» **Aim of the exercise**: Return all the data below as it stands, minus the pictures.

^^^^

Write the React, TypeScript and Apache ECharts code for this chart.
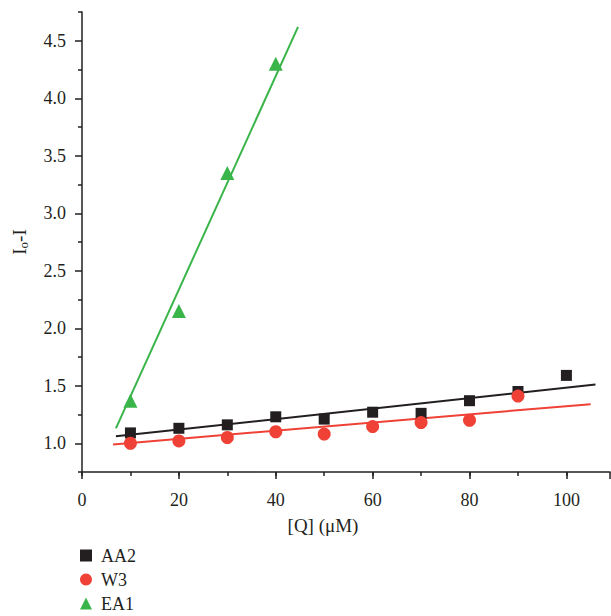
import React, { useEffect, useRef } from "react";
import * as echarts from "echarts";

const xAA2 = [10, 20, 30, 40, 50, 60, 70, 80, 90, 100];
const yAA2 = [1.09, 1.13, 1.16, 1.23, 1.21, 1.27, 1.26, 1.37, 1.45, 1.59];
const xW3 = [10, 20, 30, 40, 50, 60, 70, 80, 90];
const yW3 = [1.0, 1.02, 1.05, 1.1, 1.08, 1.145, 1.18, 1.2, 1.41];
const xEA1 = [10, 20, 30, 40];
const yEA1 = [1.37, 2.15, 3.35, 4.3];

const fitAA2X = [7, 106];
const fitAA2Y = [1.06, 1.51];
const fitW3X = [6.4, 105];
const fitW3Y = [0.99, 1.34];
const fitEA1X = [7, 44.6];
const fitEA1Y = [1.13, 4.62];

const seriesNames = ["AA2", "W3", "EA1"];
const xTickLabels = [0, 20, 40, 60, 80, 100];

const BLACK = "#231f20";
const RED = "#ef4136";
const GREEN = "#39b54a";
const FONT = "Liberation Serif";

const zip = (xs: number[], ys: number[]) => xs.map((x, i) => [x, ys[i]]);

export default function App() {
  const ref = useRef<HTMLDivElement>(null);
  useEffect(() => {
    if (!ref.current) return;
    const chart = echarts.init(ref.current, undefined, { renderer: "svg" });
    const axisLineStyle = { color: BLACK, width: 1.5 };
    chart.setOption({
      animation: false,
      backgroundColor: "#ffffff",
      textStyle: { fontFamily: FONT, color: BLACK },
      grid: { left: 82, right: 1, top: 12, bottom: 144, containLabel: false, outerBoundsMode: "none" },
      legend: {
        data: seriesNames,
        orient: "vertical",
        left: 80,
        top: 546,
        padding: 0,
        itemWidth: 12,
        itemHeight: 12,
        itemGap: 5,
        textStyle: { fontFamily: FONT, fontSize: 18, color: BLACK, lineHeight: 19, padding: [0, 0, 0, 4] },
      },
      xAxis: [
        {
          type: "value",
          min: 0,
          max: 109,
          interval: 10,
          axisLine: { lineStyle: axisLineStyle },
          axisTick: { show: true, length: 4, lineStyle: axisLineStyle },
          splitLine: { show: false },
          axisLabel: {
            margin: 19,
            fontFamily: FONT,
            fontSize: 18,
            color: BLACK,
            showMaxLabel: false,
            formatter: (v: number) => (xTickLabels.indexOf(v) >= 0 ? String(v) : ""),
          },
          name: "[Q] (μM)",
          nameLocation: "middle",
          nameGap: 44,
          nameTextStyle: { fontFamily: FONT, fontSize: 19, color: BLACK, padding: [0, 46, 0, 0] },
        },
        {
          type: "value",
          min: 0,
          max: 109,
          interval: 20,
          position: "bottom",
          offset: 0,
          axisLine: { show: false },
          axisTick: { show: true, length: 7, lineStyle: axisLineStyle },
          splitLine: { show: false },
          axisLabel: { show: false },
        },
      ],
      yAxis: [
        {
          type: "value",
          min: 0.75,
          max: 4.75,
          interval: 0.5,
          position: "left",
          offset: 0,
          axisLine: { show: true, lineStyle: axisLineStyle },
          axisTick: { show: true, length: 4, lineStyle: axisLineStyle },
          minorTick: { show: true, splitNumber: 2, length: 7, lineStyle: axisLineStyle },
          splitLine: { show: false },
          axisLabel: { show: false },
          name: "I{sub|o}-I",
          nameLocation: "middle",
          nameGap: 52,
          nameRotate: 90,
          nameTextStyle: {
            fontFamily: FONT,
            fontSize: 19,
            color: BLACK,
            rich: {
              sub: { fontFamily: FONT, fontSize: 13, color: BLACK, padding: [8, 0, 0, 0] },
            },
          },
        },
        {
          type: "value",
          min: 0.75,
          max: 4.75,
          interval: 0.25,
          position: "left",
          offset: 0,
          axisLine: { show: false },
          axisTick: { show: false },
          splitLine: { show: false },
          axisLabel: {
            margin: 16,
            fontFamily: FONT,
            fontSize: 18,
            color: BLACK,
            formatter: (v: number) =>
              Math.abs(v * 2 - Math.round(v * 2)) < 1e-6 && v >= 1 && v <= 4.5 ? v.toFixed(1) : "",
          },
        },
      ],
      series: [
        {
          name: "AA2 fit",
          type: "line",
          data: zip(fitAA2X, fitAA2Y),
          showSymbol: false,
          symbol: "none",
          lineStyle: { color: BLACK, width: 2 },
          z: 1,
        },
        {
          name: "W3 fit",
          type: "line",
          data: zip(fitW3X, fitW3Y),
          showSymbol: false,
          symbol: "none",
          lineStyle: { color: RED, width: 2 },
          z: 1,
        },
        {
          name: "EA1 fit",
          type: "line",
          data: zip(fitEA1X, fitEA1Y),
          showSymbol: false,
          symbol: "none",
          lineStyle: { color: GREEN, width: 2 },
          z: 1,
        },
        {
          name: "AA2",
          type: "scatter",
          data: zip(xAA2, yAA2),
          symbol: "rect",
          symbolSize: 11,
          itemStyle: { color: BLACK, opacity: 1 },
          z: 3,
        },
        {
          name: "W3",
          type: "scatter",
          data: zip(xW3, yW3),
          symbol: "circle",
          symbolSize: 13,
          itemStyle: { color: RED, opacity: 1 },
          z: 4,
        },
        {
          name: "EA1",
          type: "scatter",
          data: zip(xEA1, yEA1),
          symbol: "triangle",
          symbolSize: 14,
          itemStyle: { color: GREEN, opacity: 1 },
          z: 3,
        },
      ],
    });
    return () => chart.dispose();
  }, []);
  return <div ref={ref} style={{ width: 611, height: 616, position: "absolute", left: 0, top: 0 }} />;
}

^^^^

» **Correct response**:
Write the React, TypeScript and Apache ECharts code for this chart.
import React, { useEffect, useRef } from "react";
import * as echarts from "echarts";

const xAA2 = [10, 20, 30, 40, 50, 60, 70, 80, 90, 100];
const yAA2 = [1.09, 1.13, 1.16, 1.23, 1.21, 1.27, 1.26, 1.37, 1.45, 1.59];
const xW3 = [10, 20, 30, 40, 50, 60, 70, 80, 90];
const yW3 = [1.0, 1.02, 1.05, 1.1, 1.08, 1.145, 1.18, 1.2, 1.41];
const xEA1 = [10, 20, 30, 40];
const yEA1 = [1.37, 2.15, 3.35, 4.3];

const fitAA2X = [7, 106];
const fitAA2Y = [1.06, 1.51];
const fitW3X = [6.4, 105];
const fitW3Y = [0.99, 1.34];
const fitEA1X = [7, 44.6];
const fitEA1Y = [1.13, 4.62];

const seriesNames = ["AA2", "W3", "EA1"];
const xTickLabels = [0, 20, 40, 60, 80, 100];

const BLACK = "#231f20";
const RED = "#ef4136";
const GREEN = "#39b54a";
const FONT = "Liberation Serif";

const zip = (xs: number[], ys: number[]) => xs.map((x, i) => [x, ys[i]]);

export default function App() {
  const ref = useRef<HTMLDivElement>(null);
  useEffect(() => {
    if (!ref.current) return;
    const chart = echarts.init(ref.current, undefined, { renderer: "svg" });
    const axisLineStyle = { color: BLACK, width: 1.5 };
    chart.setOption({
      animation: false,
      backgroundColor: "#ffffff",
      textStyle: { fontFamily: FONT, color: BLACK },
      grid: { left: 82, right: 1, top: 12, bottom: 144, containLabel: false, outerBoundsMode: "none" },
      legend: {
        data: seriesNames,
        orient: "vertical",
        left: 80,
        top: 546,
        padding: 0,
        itemWidth: 12,
        itemHeight: 12,
        itemGap: 5,
        textStyle: { fontFamily: FONT, fontSize: 18, color: BLACK, lineHeight: 19, padding: [0, 0, 0, 4] },
      },
      xAxis: [
        {
          type: "value",
          min: 0,
          max: 109,
          interval: 10,
          axisLine: { lineStyle: axisLineStyle },
          axisTick: { show: true, length: 4, lineStyle: axisLineStyle },
          splitLine: { show: false },
          axisLabel: {
            margin: 19,
            fontFamily: FONT,
            fontSize: 18,
            color: BLACK,
            showMaxLabel: false,
            formatter: (v: number) => (xTickLabels.indexOf(v) >= 0 ? String(v) : ""),
          },
          name: "[Q] (μM)",
          nameLocation: "middle",
          nameGap: 44,
          nameTextStyle: { fontFamily: FONT, fontSize: 19, color: BLACK, padding: [0, 46, 0, 0] },
        },
        {
          type: "value",
          min: 0,
          max: 109,
          interval: 20,
          position: "bottom",
          offset: 0,
          axisLine: { show: false },
          axisTick: { show: true, length: 7, lineStyle: axisLineStyle },
          splitLine: { show: false },
          axisLabel: { show: false },
        },
      ],
      yAxis: [
        {
          type: "value",
          min: 0.75,
          max: 4.75,
          interval: 0.5,
          position: "left",
          offset: 0,
          axisLine: { show: true, lineStyle: axisLineStyle },
          axisTick: { show: true, length: 4, lineStyle: axisLineStyle },
          minorTick: { show: true, splitNumber: 2, length: 7, lineStyle: axisLineStyle },
          splitLine: { show: false },
          axisLabel: { show: false },
          name: "I{sub|o}-I",
          nameLocation: "middle",
          nameGap: 52,
          nameRotate: 90,
          nameTextStyle: {
            fontFamily: FONT,
            fontSize: 19,
            color: BLACK,
            rich: {
              sub: { fontFamily: FONT, fontSize: 13, color: BLACK, padding: [8, 0, 0, 0] },
            },
          },
        },
        {
          type: "value",
          min: 0.75,
          max: 4.75,
          interval: 0.25,
          position: "left",
          offset: 0,
          axisLine: { show: false },
          axisTick: { show: false },
          splitLine: { show: false },
          axisLabel: {
            margin: 16,
            fontFamily: FONT,
            fontSize: 18,
            color: BLACK,
            formatter: (v: number) =>
              Math.abs(v * 2 - Math.round(v * 2)) < 1e-6 && v >= 1 && v <= 4.5 ? v.toFixed(1) : "",
          },
        },
      ],
      series: [
        {
          name: "AA2 fit",
          type: "line",
          data: zip(fitAA2X, fitAA2Y),
          showSymbol: false,
          symbol: "none",
          lineStyle: { color: BLACK, width: 2 },
          z: 1,
        },
        {
          name: "W3 fit",
          type: "line",
          data: zip(fitW3X, fitW3Y),
          showSymbol: false,
          symbol: "none",
          lineStyle: { color: RED, width: 2 },
          z: 1,
        },
        {
          name: "EA1 fit",
          type: "line",
          data: zip(fitEA1X, fitEA1Y),
          showSymbol: false,
          symbol: "none",
          lineStyle: { color: GREEN, width: 2 },
          z: 1,
        },
        {
          name: "AA2",
          type: "scatter",
          data: zip(xAA2, yAA2),
          symbol: "rect",
          symbolSize: 11,
          itemStyle: { color: BLACK, opacity: 1 },
          z: 3,
        },
        {
          name: "W3",
          type: "scatter",
          data: zip(xW3, yW3),
          symbol: "circle",
          symbolSize: 13,
          itemStyle: { color: RED, opacity: 1 },
          z: 4,
        },
        {
          name: "EA1",
          type: "scatter",
          data: zip(xEA1, yEA1),
          symbol: "triangle",
          symbolSize: 14,
          itemStyle: { color: GREEN, opacity: 1 },
          z: 3,
        },
      ],
    });
    return () => chart.dispose();
  }, []);
  return <div ref={ref} style={{ width: 611, height: 616, position: "absolute", left: 0, top: 0 }} />;
}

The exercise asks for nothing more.